Professor Nathan's research is fundamental in nature and focuses on identifying and understanding the physical and dynamical mechanisms that govern the spatial and temporal evolution of large-scale atmospheric circulation systems. Professor Nathan's research involves combining observations with advanced mathematical techniques to study the following: tropical-midlatitude interactions during El Niño and La Niña flow regimes; stability of geophysical fluid flows; nonlinear dynamics of atmospheric circulations; and interactions among radiation, ozone and dynamics in the stratosphere. Additional research includes using proxy data (e.g. dendroclimatic reconstruction and historical records) to examine the impacts of meteorological events on exploration, including the Lewis and Clark expedition.

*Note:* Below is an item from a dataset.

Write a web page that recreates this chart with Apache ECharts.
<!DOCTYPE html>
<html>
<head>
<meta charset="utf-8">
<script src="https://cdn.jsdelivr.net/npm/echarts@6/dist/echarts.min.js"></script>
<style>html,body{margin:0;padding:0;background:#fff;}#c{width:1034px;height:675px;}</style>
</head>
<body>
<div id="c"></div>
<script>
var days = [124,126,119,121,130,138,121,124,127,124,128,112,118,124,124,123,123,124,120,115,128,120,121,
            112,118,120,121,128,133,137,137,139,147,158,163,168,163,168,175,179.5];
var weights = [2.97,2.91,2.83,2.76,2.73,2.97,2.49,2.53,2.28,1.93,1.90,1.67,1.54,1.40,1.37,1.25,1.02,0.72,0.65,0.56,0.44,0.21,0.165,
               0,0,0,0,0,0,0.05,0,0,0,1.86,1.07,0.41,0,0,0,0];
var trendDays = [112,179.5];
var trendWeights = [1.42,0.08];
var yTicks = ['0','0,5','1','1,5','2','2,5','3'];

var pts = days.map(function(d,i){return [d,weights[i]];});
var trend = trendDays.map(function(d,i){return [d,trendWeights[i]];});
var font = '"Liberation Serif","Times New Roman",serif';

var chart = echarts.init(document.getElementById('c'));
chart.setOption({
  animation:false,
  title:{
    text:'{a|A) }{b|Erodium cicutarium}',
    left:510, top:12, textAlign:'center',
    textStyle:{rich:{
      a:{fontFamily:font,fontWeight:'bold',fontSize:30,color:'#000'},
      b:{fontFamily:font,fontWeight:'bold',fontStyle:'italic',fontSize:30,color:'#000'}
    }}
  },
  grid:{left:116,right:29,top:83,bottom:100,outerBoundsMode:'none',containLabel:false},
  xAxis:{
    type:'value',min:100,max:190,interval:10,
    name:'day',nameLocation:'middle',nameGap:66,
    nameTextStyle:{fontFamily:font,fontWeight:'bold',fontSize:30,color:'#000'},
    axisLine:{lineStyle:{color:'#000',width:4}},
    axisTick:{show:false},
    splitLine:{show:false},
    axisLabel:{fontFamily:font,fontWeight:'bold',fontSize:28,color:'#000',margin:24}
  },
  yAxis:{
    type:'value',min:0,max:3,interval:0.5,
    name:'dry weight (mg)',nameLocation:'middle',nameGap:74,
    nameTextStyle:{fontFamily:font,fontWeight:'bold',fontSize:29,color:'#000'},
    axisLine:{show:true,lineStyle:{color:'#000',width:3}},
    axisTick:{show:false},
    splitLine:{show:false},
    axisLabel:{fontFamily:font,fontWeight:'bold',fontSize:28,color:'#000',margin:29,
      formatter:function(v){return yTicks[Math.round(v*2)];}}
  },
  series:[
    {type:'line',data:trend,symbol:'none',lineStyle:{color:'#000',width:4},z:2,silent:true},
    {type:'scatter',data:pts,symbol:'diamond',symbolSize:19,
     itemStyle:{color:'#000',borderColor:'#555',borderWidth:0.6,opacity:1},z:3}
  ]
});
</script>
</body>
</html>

Professor Ullrich's research in large-scale and climate dynamics focuses on understanding changes in synoptic scale weather systems in response to future climate change. The next century will see unprecedented changes to the climate system which will have significant repercussions on global human activity and international policy. The IPCC special report on extreme weather reports with confidence that the next century will see substantial warming, with a corresponding increase in regional temperature extremes and drought conditions, increases in the frequency of heavy precipitation events in wet areas, and increases in tropical cyclone wind speeds. These trends are of a broad global nature and do not necessarily reflect the influence of the changing global climate on regional scales, which are absolutely key for planning on the local, state and federal level. For this reason, an understanding of changing regional climate and synoptic-scale weather is an unmet challenge that must be addressed in the coming decade.
Professor Yang's research interests are in the physics of rainstorms and atmospheric circulations in a changing climate. He is particularly interested in what environmental factors control the temporal and spatial scales of rainstorms, how the characteristic scales of rainstorms will change in a warmer climate, and how the collective effects of individual rainstorms, in turn, shape Earth's climate.